Late yesterday, a federal judge in Texas temporarily paused adjudications through the Biden administration’s new "Keeping Families Together" program, reports Valerie Gonzalez of the Associated Press.
U.S. District Judge J. Campbell Barker placed an administrative stay on the program for at least 14 days after 16 Republican-led states brought a legal challenge. The administration can continue to accept applications but cannot approve them, as Miriam Jordan, Hamed Aleaziz and Serge F. Kovaleski report in The New York Times.
"The lawsuit is a devastating setback for a program that would have a tremendously positive impact on Texas’ families, communities, economy and workforce," Zaira Garcia of FWD.us writes in a Dallas Morning News op-ed.
Earlier in the day, a group of families who would be eligible — six undocumented immigrants and their U.S. citizen spouses — filed a motion seeking to help preserve the program, reports David Noriega of NBC News.
"I’ve been waiting for over a decade for a program like this," said Foday Turay, who was brought to the U.S. as a child. "Living in a country where you’ve been paying taxes for years, and yet you have to face the constant fear of being torn from your family and your community — when is that fear going to stop?"
As a reminder, the program covers immigrants who already are eligible for legal status and eventual citizenship. Without it, "the process could include a years-long wait outside of the U.S.," as Gonzalez notes. Read our full explainer.
Welcome to Tuesday’s edition of The Forum Daily. I’m Dan Gordon, the Forum’s VP of strategic communications, and the great Forum Daily team also includes Jillian Clark, Joanna Taylor, Ally Villarreal and Clara Villatoro. If you have a story to share from your own community, please send it to me at [email protected].
MISCONCEPTIONS — Former President Trump’s conflation of asylum seekers with mental health patients "is a trope many decades in the making," historian Mauricio Castro writes for Time. Castro points to 1980s narratives about the Mariel boatlift that painted new immigrants — who mostly have had a positive impact on the U.S. — as "undesirables." Similarly, while visiting the Arizona-Mexico border, Trump made several false claims about migrants and crime rates, reports Emily Bregel of the Arizona Daily Star.
CROSSINGS — The Biden administration’s asylum restrictions are lowering border encounters, but at a cost, reports Hamed Aleaziz of The New York Times.

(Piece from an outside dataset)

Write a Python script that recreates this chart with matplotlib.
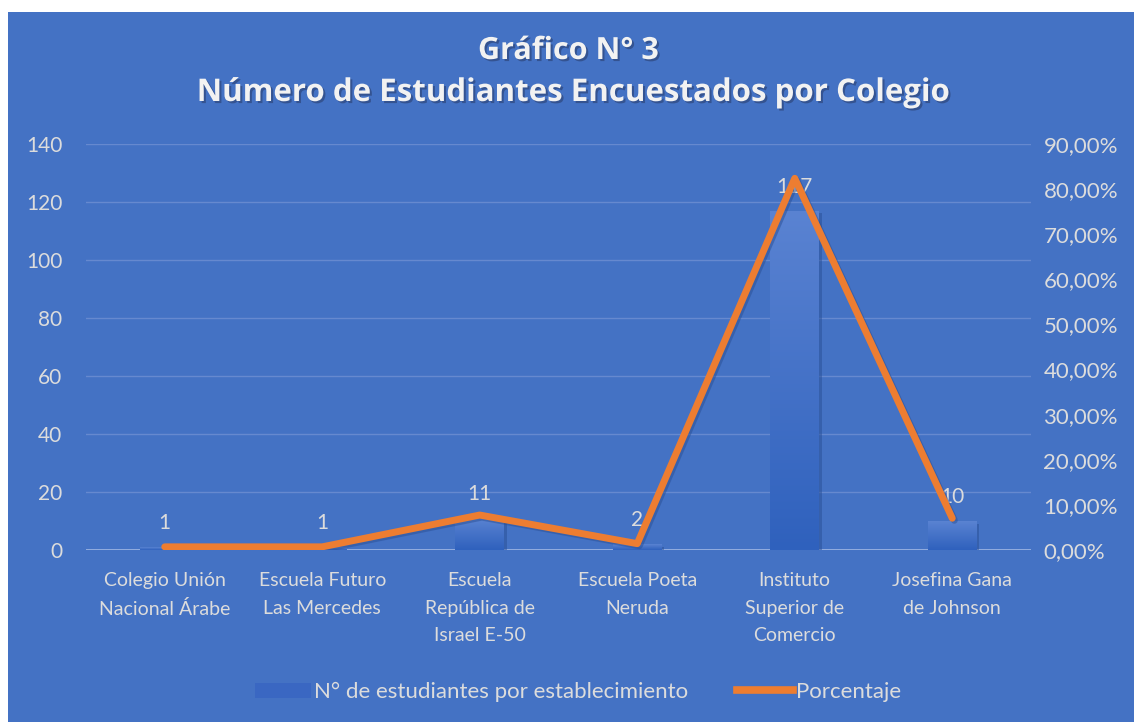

Since June, the number of people asking for asylum in the U.S. has dropped by 50%, according to new data. Advocates are warning that the restrictions are blocking some people who have valid asylum claims. Meanwhile, Texas’ Operation Lone Star restrictions have not appeared to stem crossings relative to other states, reports Benjamin Wermund of the Houston Chronicle.
ARREST — Authorities have charged Guatemalan Rigoberto Román Miranda Orozco in connection with the 2022 death of 53 migrants in an abandoned tractor-trailer in Texas, Sonia Pérez D. and Jim Vertuno of the Associated Press report. The Justice Department is seeking Miranda Orozco’s extradition. He is charged with "six counts of migrant smuggling resulting in death or serious injury in the deadliest human smuggling attempt across the U.S.-Mexico border," Pérez D. and Vertuno write.
SHELTER RESTRICTIONS — In Quincy, Massachusetts, about 50 Haitian migrants were forced to sleep outside Monday amid shelter restrictions, reports Peter Blandino of The Patriot Ledger. Half of the group were children. While the Boston Immigrant Justice Accompaniment Network has kept many off the streets, limited funds stopped them from being able to assist this time. "It's insane, inhumane policy," network organizer Judy Wolberg said of the state government’s lack of response.
P.S. In Cleveland, a youth-centered organization is helping former refugee children feel more comfortable in their transition to a new place, reports Najee Hall of Signal Cleveland.